**Entries from a dataset:**
-- -- --
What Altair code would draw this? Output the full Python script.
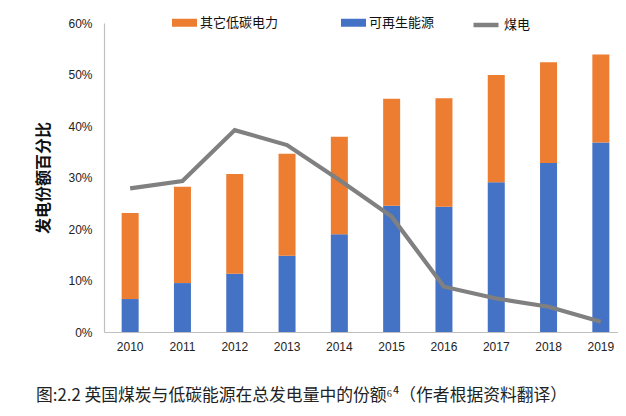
import altair as alt
import pandas as pd

years = ["2010", "2011", "2012", "2013", "2014", "2015", "2016", "2017", "2018", "2019"]
renewable = [6.4, 9.5, 11.3, 14.8, 19.0, 24.5, 24.3, 29.1, 32.8, 36.8]
total_low_carbon = [23.1, 28.2, 30.7, 34.6, 37.9, 45.3, 45.4, 49.9, 52.4, 53.9]
coal = [27.9, 29.3, 39.2, 36.3, 29.5, 22.4, 8.8, 6.5, 4.9, 2.0]
bar_names = ["其它低碳电力", "可再生能源"]
bar_colors = ["#ED7D31", "#4472C4"]
line_name = "煤电"
line_color = "#808080"
y_ticks = [0, 0.1, 0.2, 0.3, 0.4, 0.5, 0.6]

rows = []
for i, yr in enumerate(years):
    rows.append({"year": yr, "series": "可再生能源", "value": renewable[i] / 100, "ord": 0})
    rows.append({"year": yr, "series": "其它低碳电力", "value": (total_low_carbon[i] - renewable[i]) / 100, "ord": 1})
bars_df = pd.DataFrame(rows)
coal_df = pd.DataFrame({"year": years, "value": [c / 100 for c in coal], "series": line_name})

FONT = "Liberation Sans"
CJK = "Noto Sans CJK SC"

x_enc = alt.X("year:N", sort=years, title=None,
              scale=alt.Scale(paddingInner=0, paddingOuter=0, range=[0, 523]),
              axis=alt.Axis(labelAngle=0, ticks=False, domainColor="#BFBFBF", domainWidth=1.2,
                            labelFont=FONT, labelFontSize=12, labelColor="#222", labelPadding=9))

bars = alt.Chart(bars_df).mark_bar(size=17).encode(
    x=x_enc,
    y=alt.Y("value:Q", stack="zero",
            scale=alt.Scale(domain=[0, 0.6], nice=False),
            axis=alt.Axis(values=y_ticks, format="0%", grid=False, ticks=False,
                          domainColor="#BFBFBF", domainWidth=1.2,
                          labelFont=FONT, labelFontSize=12, labelColor="#222", labelPadding=12,
                          title="发电份额百分比", titleFont=CJK, titleFontSize=16,
                          titleFontWeight="bold", titleColor="#111", titlePadding=16)),
    color=alt.Color("series:N",
                    scale=alt.Scale(domain=bar_names, range=bar_colors),
                    legend=alt.Legend(
                        title=None, orient="none", direction="horizontal",
                        legendX=68, legendY=-13,
                        labelFont=CJK, labelFontSize=13, labelColor="#111",
                        symbolType="M-1,-0.32H1V0.32H-1Z",
                        symbolSize=625, symbolStrokeWidth=0, labelOffset=3,
                        columnPadding=62, symbolOpacity=1)),
    order=alt.Order("ord:Q"),
)

line = alt.Chart(coal_df).mark_line(strokeWidth=4.2).encode(
    x=alt.X("year:N", sort=years),
    y=alt.Y("value:Q"),
    stroke=alt.Stroke("series:N",
                      scale=alt.Scale(domain=[line_name], range=[line_color]),
                      legend=alt.Legend(
                          title=None, orient="none", direction="horizontal",
                          legendX=367, legendY=-13,
                          labelFont=CJK, labelFontSize=13, labelColor="#111",
                          symbolType="stroke", symbolSize=625, symbolStrokeWidth=4.5,
                          labelOffset=3)),
)

chart = alt.layer(bars, line).resolve_scale(color="independent").properties(
    width=514, height=309,
    padding={"left": 96, "top": 15, "right": 0, "bottom": 76},
    autosize=alt.AutoSizeParams(type="none"),
    title=alt.TitleParams(
        "图:2.2 英国煤炭与低碳能源在总发电量中的份额⁶⁴（作者根据资料翻译）",
        orient="bottom", anchor="start", dx=0, offset=36,
        font=CJK, fontSize=16.8, fontWeight="normal", color="#222"),
).configure_view(stroke=None)

chart.save("out.html", embed_options={"renderer": "svg", "actions": False})
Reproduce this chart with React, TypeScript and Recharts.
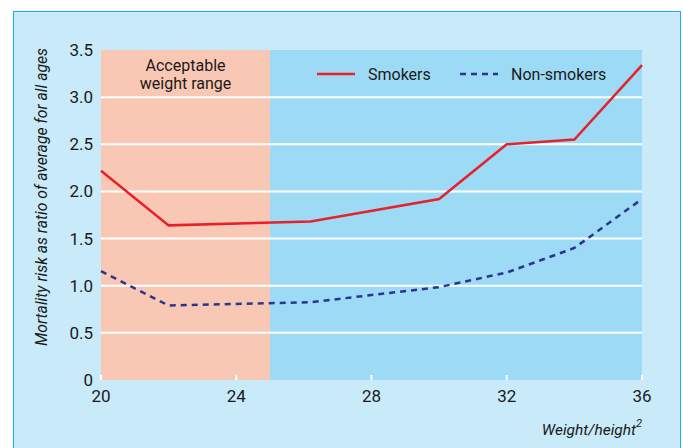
import { LineChart, Line, XAxis, YAxis, ReferenceArea, ReferenceLine } from 'recharts'

const bmi = [20, 22, 26.2, 30, 32, 34, 36]
const smokers = [2.22, 1.64, 1.68, 1.92, 2.5, 2.55, 3.34]
const nonSmokers = [1.155, 0.79, 0.825, 0.985, 1.14, 1.4, 1.92]
const xTicks = [20, 24, 28, 32, 36]
const yTicks = [0, 0.5, 1, 1.5, 2, 2.5, 3, 3.5]
const gridLines = [0.5, 1, 1.5, 2, 2.5, 3]
const acceptableRange = [20, 25]

const data = bmi.map((x, i) => ({ x, smokers: smokers[i], nonSmokers: nonSmokers[i] }))

const FONT = '"Roboto", "Liberation Sans", sans-serif'
const RED = '#e8202a'
const NAVY = '#2b3590'
const INK = '#1a1a1a'

function RangeLabel(props: any) {
  const vb = props.viewBox || {}
  const cx = vb.x + vb.width / 2
  return (
    <text x={cx} y={vb.y + 21} textAnchor="middle" fontFamily={FONT} fontSize={16} fill={INK}>
      <tspan x={cx}>Acceptable</tspan>
      <tspan x={cx} dy={18}>weight range</tspan>
    </text>
  )
}

function YTitle(props: any) {
  const vb = props.viewBox || {}
  const cy = vb.y + vb.height / 2 - 18
  return (
    <text
      x={41}
      y={cy}
      transform={`rotate(-90 41 ${cy})`}
      textAnchor="middle"
      dominantBaseline="central"
      fontFamily={FONT}
      fontSize={17}
      fontStyle="italic"
      fill={INK}
      textLength={298}
      lengthAdjust="spacingAndGlyphs"
    >
      Mortality risk as ratio of average for all ages
    </text>
  )
}

function XTitle(props: any) {
  const vb = props.viewBox || {}
  const right = vb.x + vb.width
  return (
    <text x={right} y={435} textAnchor="end" fontFamily={FONT} fontSize={15.5} fontStyle="italic" fill={INK}>
      Weight/height
      <tspan dy={-8} fontSize={11}>2</tspan>
    </text>
  )
}

export default function App() {
  return (
    <div style={{ position: 'absolute', left: 0, top: 0, width: 683, height: 448, background: '#fff', overflow: 'hidden' }}>
      <div
        style={{
          position: 'absolute',
          left: 13,
          top: 11,
          width: 666,
          height: 450,
          background: '#c8eaf9',
          border: '1.5px solid #1ab0f0',
        }}
      />
      <div style={{ position: 'absolute', left: 0, top: 0 }}>
        <LineChart width={683} height={448} data={data} margin={{ top: 50, right: 41, bottom: 38, left: 56 }}>
          <ReferenceArea x1={acceptableRange[0]} x2={acceptableRange[1]} y1={0} y2={3.5} fill="#f9c8b4" fillOpacity={1} stroke="none" label={<RangeLabel />} />
          <ReferenceArea x1={acceptableRange[1]} x2={36} y1={0} y2={3.5} fill="#9ddaf6" fillOpacity={1} stroke="none" />
          {gridLines.map((g) => (
            <ReferenceLine key={g} y={g} stroke="#ffffff" strokeWidth={2} />
          ))}
          <XAxis
            dataKey="x"
            type="number"
            domain={[20, 36]}
            ticks={xTicks}
            axisLine={false}
            tickLine={{ stroke: '#ffffff', strokeWidth: 2 }}
            tickSize={-5}
            tick={{ fontFamily: FONT, fontSize: 17, fill: INK, dy: 13 }}
            height={30}
            label={<XTitle />}
          />
          <YAxis
            type="number"
            domain={[0, 3.5]}
            ticks={yTicks}
            axisLine={false}
            tickLine={false}
            width={45}
            tick={{ fontFamily: FONT, fontSize: 17, fill: INK }}
            tickFormatter={(v: number) => (v === 0 ? '0' : v.toFixed(1))}
            label={<YTitle />}
          />
          <Line type="linear" dataKey="smokers" stroke={RED} strokeWidth={2.5} dot={false} isAnimationActive={false} />
          <Line type="linear" dataKey="nonSmokers" stroke={NAVY} strokeWidth={2.5} strokeDasharray="6 5" dot={false} isAnimationActive={false} />
        </LineChart>
      </div>
      <svg width={300} height={24} style={{ position: 'absolute', left: 317, top: 62, overflow: 'visible' }}>
        <line x1={0} x2={38} y1={12} y2={12} stroke={RED} strokeWidth={2.5} />
        <text x={51} y={18} fontFamily={FONT} fontSize={16} fill={INK}>Smokers</text>
        <line x1={143} x2={181} y1={12} y2={12} stroke={NAVY} strokeWidth={2.5} strokeDasharray="6 5" />
        <text x={194} y={18} fontFamily={FONT} fontSize={16} fill={INK}>Non-smokers</text>
      </svg>
    </div>
  )
}
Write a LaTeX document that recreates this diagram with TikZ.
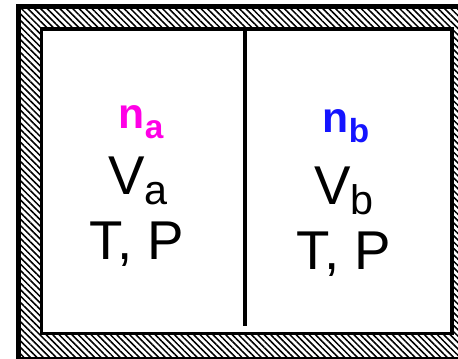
\documentclass[tikz,border=0pt]{standalone}
\usepackage{fontspec}
\setmainfont{Liberation Sans}
\usetikzlibrary{patterns.meta}
\definecolor{nmag}{RGB}{255,0,230}
\definecolor{nblue}{RGB}{20,20,255}
\newcommand{\bigfs}{\fontsize{41pt}{41pt}\selectfont}
\newcommand{\nfs}{\fontsize{32pt}{32pt}\selectfont\bfseries}
\newcommand{\nsub}[1]{\raisebox{-6.8pt}{\fontsize{25pt}{25pt}\selectfont\bfseries #1}}
\newcommand{\vsub}[1]{\raisebox{-7.5pt}{\fontsize{31pt}{31pt}\selectfont #1}}
\tikzset{
  hatch/.style={pattern={Lines[angle=-45,distance=3.4pt,line width=1.15pt]},pattern color=black},
  wallline/.style={line width=2.6pt,draw=black},
  divider/.style={line width=3.4pt,draw=black},
  lbl/.style={anchor=base,inner sep=0pt,text=black},
}
\begin{document}
\begin{tikzpicture}[x=0.75pt,y=-0.75pt]
\useasboundingbox (0,0) rectangle (458,359);
\clip (0,0) rectangle (458,359);
% outer wall
\fill[black] (16,4) rectangle (470,370);
\fill[white] (21,9) rectangle (470,357);
\fill[hatch] (21,9) rectangle (470,357);
% inner container
\filldraw[fill=white,wallline] (41.5,29) rectangle (452,333.5);
% divider
\coordinate (dtop) at (245,29);
\coordinate (dbot) at (245,326);
\draw[divider] (dtop) -- (dbot);
% left side
\node[lbl,text=nmag] (na) at (141,129) {\nfs n\nsub{a}};
\node[lbl] (va) at (138,195) {\bigfs V\vsub{a}};
\node[lbl] (tpa) at (137,260) {\bigfs T, P};
% right side
\node[lbl,text=nblue] (nb) at (346,133) {\nfs n\nsub{b}};
\node[lbl] (vb) at (344,205) {\bigfs V\vsub{b}};
\node[lbl] (tpb) at (344,270) {\bigfs T, P};
\end{tikzpicture}
\end{document}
-- -- --
Each line that contains the string "with" counts once; say how many there are and nothing else.

2